Zhao Guangjun answers a phone call outside the volunteer office. [Xinhua]

Zhao started volunteering as a social worker in 1998, when he was a property management worker with a monthly salary of 1800 yuan (about US$288). Since then, he has successfully nudged more than 1200 troubled juveniles in the right direction and saved hundreds of would-be suicides from actually killing themselves. What's more, he has been constantly taking care of over 60 elderly people who have no family to rely on, helping them with their grocery shopping, cooking, cleaning and sometimes even nursing care.

Once a troubled teenager himself, Zhao Guangjun tends to pay special attention to those kids who remind him of himself at that age. Zhao talks with these delinquent youngsters, using his own experience as an example to connect to, and correct, them. With his help, many kids have successfully managed to change their lives, and some of them have even followed in his footsteps and went on to become volunteers themselves in order to help others.  

During his work as a volunteer, Zhao finds that many people are capable of committing suicide when they have no way to relieve the pressure during difficult times. Therefore, in 2004, Zhao -- in a very bold move- printed his mobile phone number in the media and established the Life Hotline to provide psychological counseling services to those in need.
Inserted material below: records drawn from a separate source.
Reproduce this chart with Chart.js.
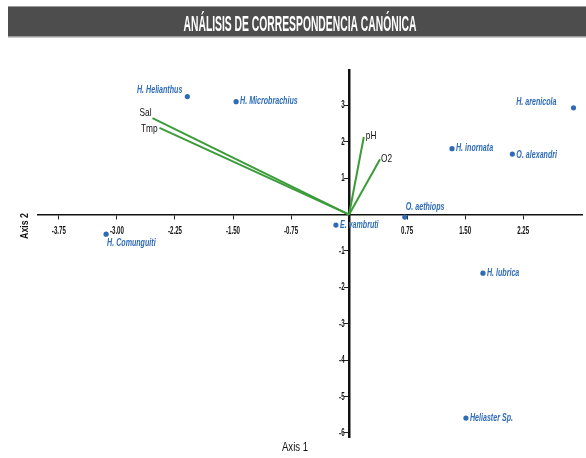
<!DOCTYPE html>
<html>
<head>
<meta charset="utf-8">
<script src="https://cdn.jsdelivr.net/npm/chart.js@4.4.0/dist/chart.umd.min.js"></script>
<style>
  html, body { margin: 0; padding: 0; background: #fff; }
  #wrap { width: 586px; height: 458px; }
</style>
</head>
<body>
<div id="wrap"><canvas id="ccaChart"></canvas></div>
<script>
// species scores
const speciesNames = ['H. Helianthus', 'H. Microbrachius', 'H. arenicola', 'H. inornata', 'O. alexandri',
                      'O. aethiops', 'E. vambruti', 'H. Comunguiti', 'H. lubrica', 'Heliaster Sp.'];
const speciesAxis1 = [-2.09, -1.46, 2.90, 1.33, 2.11, 0.72, -0.17, -3.14, 1.73, 1.51];
const speciesAxis2 = [3.24, 3.10, 2.93, 1.81, 1.66, -0.07, -0.29, -0.54, -1.61, -5.59];

// environmental vectors
const vectorNames = ['Sal', 'Tmp', 'pH', 'O2'];
const vectorAxis1 = [-2.54, -2.45, 0.19, 0.40];
const vectorAxis2 = [2.65, 2.38, 2.13, 1.52];

// tick labels
const xTickValues = [-3.75, -3.00, -2.25, -1.50, -0.75, 0.75, 1.50, 2.25];
const yTickValues = [-6, -5, -4, -3, -2, -1, 1, 2, 3];

// label placement (align, dx, dy) - style only
const speciesLabelPlace = [
    ['right', -5, -6], ['left', 4, 0], ['right', -17, -6], ['left', 4, 0], ['left', 4, 1],
    ['left', 1, -10], ['left', 4, 0], ['left', 1, 9], ['left', 4, 0], ['left', 4, 0]
];
const vectorLabelPlace = [['right', -1, -5], ['right', -2, 1], ['left', 2, -1], ['left', 1, 0]];

const BLUE = '#2f6cb5';
const GREEN = '#3c9c3a';
const SANS = '"Liberation Sans", Arial, sans-serif';

function squeezeText(ctx, text, x, y, font, color, align, sx, rot) {
    ctx.save();
    ctx.font = font;
    ctx.fillStyle = color;
    ctx.textAlign = align;
    ctx.textBaseline = 'middle';
    ctx.translate(x, y);
    if (rot) ctx.rotate(rot);
    ctx.scale(sx, 1);
    ctx.fillText(text, 0, 0);
    ctx.restore();
}

const decorations = {
    id: 'decorations',
    beforeDraw(chart) {
        const ctx = chart.ctx;
        // title banner
        ctx.save();
        ctx.fillStyle = '#4d4d4d';
        ctx.fillRect(8, 6, 578, 31);
        ctx.fillStyle = '#9a9a9a';
        ctx.fillRect(8, 6, 578, 1);
        ctx.fillRect(8, 36, 578, 1.5);
        ctx.restore();
        ctx.save();
        ctx.font = 'bold 22px ' + SANS;
        const w = ctx.measureText('ANÁLISIS DE CORRESPONDENCIA CANÓNICA').width;
        ctx.restore();
        squeezeText(ctx, 'ANÁLISIS DE CORRESPONDENCIA CANÓNICA', 300, 24.5,
            'bold 22px ' + SANS, '#ffffff', 'center', 233 / w);

        // axis titles
        squeezeText(ctx, 'Axis 1', 295, 448, '12px ' + SANS, '#111', 'center', 0.8);
        squeezeText(ctx, 'Axis 2', 25, 226, 'bold 11px ' + SANS, '#111', 'center', 0.8, -Math.PI / 2);
    },
    afterDraw(chart) {
        const ctx = chart.ctx;
        const xs = chart.scales.x, ys = chart.scales.y;
        const x0 = xs.getPixelForValue(0), y0 = ys.getPixelForValue(0);

        // tick labels
        xTickValues.forEach(v => {
            squeezeText(ctx, v.toFixed(2), xs.getPixelForValue(v), y0 + 16,
                'bold 11px ' + SANS, '#111', 'center', 0.56);
        });
        yTickValues.forEach(v => {
            squeezeText(ctx, String(v), x0 - 4.5, ys.getPixelForValue(v),
                'bold 11px ' + SANS, '#111', 'right', 0.56);
        });

        // species labels
        speciesNames.forEach((name, i) => {
            const p = speciesLabelPlace[i];
            squeezeText(ctx, name, xs.getPixelForValue(speciesAxis1[i]) + p[1],
                ys.getPixelForValue(speciesAxis2[i]) + p[2],
                'italic bold 10px ' + SANS, BLUE, p[0], 0.71);
        });

        // vector labels
        vectorNames.forEach((name, i) => {
            const p = vectorLabelPlace[i];
            squeezeText(ctx, name, xs.getPixelForValue(vectorAxis1[i]) + p[1],
                ys.getPixelForValue(vectorAxis2[i]) + p[2],
                '11.5px ' + SANS, '#111', p[0], 0.72);
        });
    }
};

const vectorDatasets = vectorNames.map((name, i) => ({
    type: 'line',
    label: name,
    data: [{ x: 0, y: 0 }, { x: vectorAxis1[i], y: vectorAxis2[i] }],
    borderColor: GREEN,
    borderWidth: 2,
    pointRadius: 0,
    fill: false,
    tension: 0
}));

const speciesDataset = {
    type: 'scatter',
    label: 'Especies',
    data: speciesNames.map((n, i) => ({ x: speciesAxis1[i], y: speciesAxis2[i] })),
    backgroundColor: BLUE,
    borderColor: BLUE,
    pointRadius: 2.6,
    pointBorderWidth: 0
};

const ctx = document.getElementById('ccaChart').getContext('2d');
const chart = new Chart(ctx, {
    type: 'scatter',
    data: { datasets: [...vectorDatasets, speciesDataset] },
    options: {
        responsive: true,
        maintainAspectRatio: false,
        animation: false,
        layout: { padding: { left: 38, right: 0, top: 70, bottom: 21 } },
        plugins: {
            legend: { display: false },
            tooltip: { enabled: false },
            title: { display: false }
        },
        scales: {
            x: {
                type: 'linear',
                position: { y: 0 },
                min: -4.02,
                max: 3.01,
                afterBuildTicks: axis => { axis.ticks = xTickValues.map(v => ({ value: v })); },
                ticks: { display: false },
                grid: { drawOnChartArea: false, drawTicks: true, tickLength: 4, color: '#222', lineWidth: 1 },
                border: { display: true, color: '#111', width: 1.5 }
            },
            y: {
                type: 'linear',
                position: { x: 0 },
                min: -6.11,
                max: 3.97,
                afterBuildTicks: axis => { axis.ticks = yTickValues.map(v => ({ value: v })); },
                ticks: { display: false },
                grid: { drawOnChartArea: false, drawTicks: true, tickLength: 4, color: '#222', lineWidth: 1 },
                border: { display: true, color: '#111', width: 2.5 }
            }
        }
    },
    plugins: [decorations]
});
</script>
</body>
</html>
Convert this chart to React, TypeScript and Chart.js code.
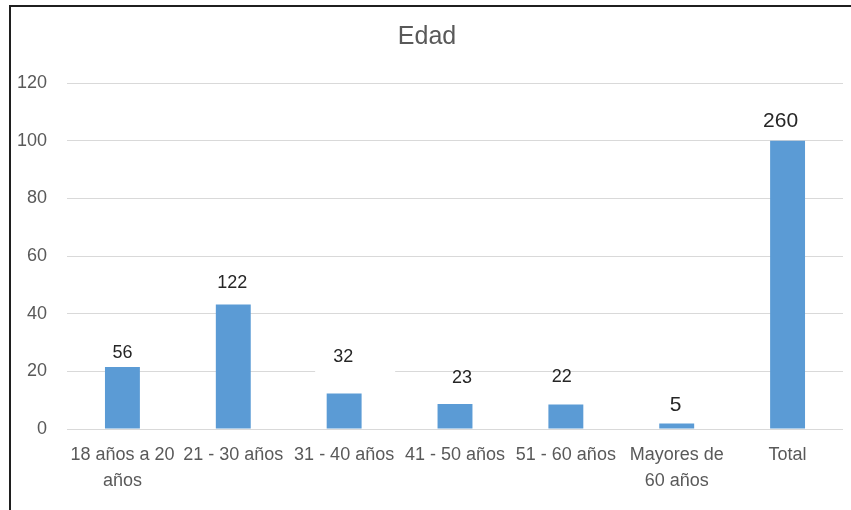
import React, { useEffect, useRef } from "react";
import { Chart, registerables } from "chart.js";

Chart.register(...registerables);

const categories: (string | string[])[] = [
  ["18 años a 20", "años"],
  "21 - 30 años",
  "31 - 40 años",
  "41 - 50 años",
  "51 - 60 años",
  ["Mayores de", "60 años"],
  "Total",
];
const barValues = [21.5, 43.2, 12.3, 8.7, 8.5, 1.9, 100];
const labelTexts = ["56", "122", "32", "23", "22", "5", "260"];
const yTicks = [0, 20, 40, 60, 80, 100, 120];

const TICK_COLOR = "#595959";
const BAR_COLOR = "#5B9BD5";
const FONT = "'Liberation Sans', Arial, sans-serif";

// label placement tweaks (style only, not data)
const labelStyle = [
  { dx: 0, dy: 14, size: 18, box: false },
  { dx: -1, dy: 21, size: 18, box: false },
  { dx: -1, dy: 37, size: 18, box: true },
  { dx: 7, dy: 26, size: 18, box: false },
  { dx: -4, dy: 27, size: 18, box: false },
  { dx: -1, dy: 18, size: 21, box: false },
  { dx: -7, dy: 19, size: 21, box: false },
];

const dataLabelPlugin = {
  id: "customDataLabels",
  afterDatasetsDraw(chart: any) {
    const ctx = chart.ctx;
    const meta = chart.getDatasetMeta(0);
    ctx.save();
    meta.data.forEach((bar: any, i: number) => {
      const st = labelStyle[i];
      const x = bar.x + st.dx;
      const y = bar.y - st.dy;
      if (st.box) {
        ctx.fillStyle = "#ffffff";
        ctx.fillRect(x - 28, y - 16, 80, 34);
      }
      ctx.fillStyle = "#262626";
      ctx.font = `${st.size}px ${FONT}`;
      ctx.textAlign = "center";
      ctx.textBaseline = "middle";
      ctx.fillText(labelTexts[i], x, y);
    });
    ctx.restore();
  },
};

export default function App() {
  const canvasRef = useRef<HTMLCanvasElement | null>(null);

  useEffect(() => {
    document.body.style.margin = "0";
    const canvas = canvasRef.current;
    if (!canvas) return;
    const chart = new Chart(canvas, {
      type: "bar",
      data: {
        labels: categories,
        datasets: [
          {
            data: barValues,
            backgroundColor: BAR_COLOR,
            borderWidth: 0,
            barPercentage: 0.315,
            categoryPercentage: 1,
          },
        ],
      },
      options: {
        animation: false,
        responsive: false,
        maintainAspectRatio: false,
        devicePixelRatio: 1,
        layout: { padding: { left: 0, right: 8, top: 0, bottom: 0 } },
        plugins: {
          legend: { display: false },
          tooltip: { enabled: false },
          title: {
            display: true,
            text: "Edad",
            color: TICK_COLOR,
            font: { family: "'Liberation Sans Narrow', 'Liberation Sans', sans-serif", size: 25, weight: "normal" },
            padding: { top: 15, bottom: 31 },
          },
        },
        scales: {
          x: {
            grid: { display: false, drawTicks: false },
            border: { display: false },
            ticks: {
              color: TICK_COLOR,
              font: { family: FONT, size: 18, lineHeight: 1.45 },
              padding: 13,
              maxRotation: 0,
              minRotation: 0,
              autoSkip: false,
            },
            afterFit(scale: any) {
              scale.height = 81;
            },
          },
          y: {
            min: 0,
            max: 120,
            afterBuildTicks(scale: any) {
              scale.ticks = yTicks.map((v) => ({ value: v }));
            },
            grid: { color: "#d9d9d9", lineWidth: 1, drawTicks: false },
            border: { display: false },
            ticks: {
              color: TICK_COLOR,
              font: { family: FONT, size: 18 },
              padding: 20,
            },
            afterFit(scale: any) {
              scale.width = 56;
            },
          },
        },
      },
      plugins: [dataLabelPlugin],
    });
    return () => chart.destroy();
  }, []);

  return (
    <div style={{ position: "absolute", left: 0, top: 0, width: 851, height: 510, background: "#ffffff", overflow: "hidden" }}>
      <div
        style={{
          position: "absolute",
          left: 9,
          top: 5,
          width: 842,
          height: 505,
          borderLeft: "2px solid #1f1f1f",
          borderTop: "2px solid #1f1f1f",
          boxSizing: "border-box",
        }}
      />
      <canvas
        ref={canvasRef}
        width={840}
        height={503}
        style={{ position: "absolute", left: 11, top: 7, width: 840, height: 503 }}
      />
    </div>
  );
}
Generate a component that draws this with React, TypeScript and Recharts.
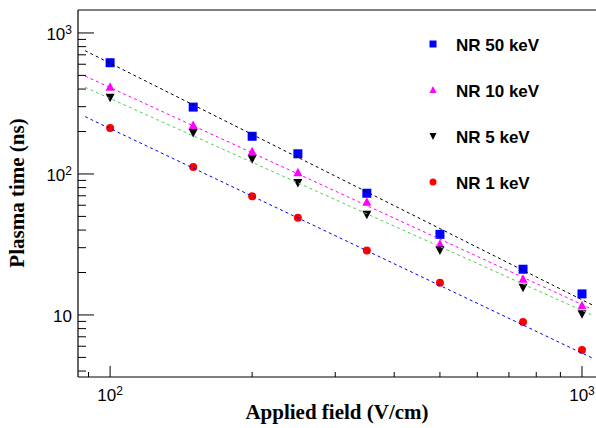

"Suicides are usually provoked by a fleeting idea. All these people need at that very moment is a helping hand," Zhao said. That is why he shows great patience when answering every call for help and never gives up persuading the would-be suicides to abandon their desperate plans.

During the hotline's early years, Zhao Guangjun only slept 3 to 4 hours a day. Sometimes he wasn't able to sleep at all due to taking all those long midnight phone calls. As a result of long-term fatigue and loss of sleep , Zhao suffered from high blood pressure, myocarditis and serious lumbar muscle strain.

In 2007, the Guangzhou Young Volunteers Association established a team of volunteers as well as a hotline studio, both named after Zhao Guangjun, to help him with his work. So far, the studio's staff has grown from a mere 30 members in the early days to the current number of 150, consisting of students, doctors, lawyers, laid-off workers and civil servants.

For Zhao Guangjun, true happiness is doing the best to help those in need. Now, as one of the delegates selected to attend the CPC's 18th National Congress, he finds himself having even less time than before. "I am just an ordinary person, doing ordinary things. What sets me apart is the great responsibility this task places on my shoulders," Zhao said.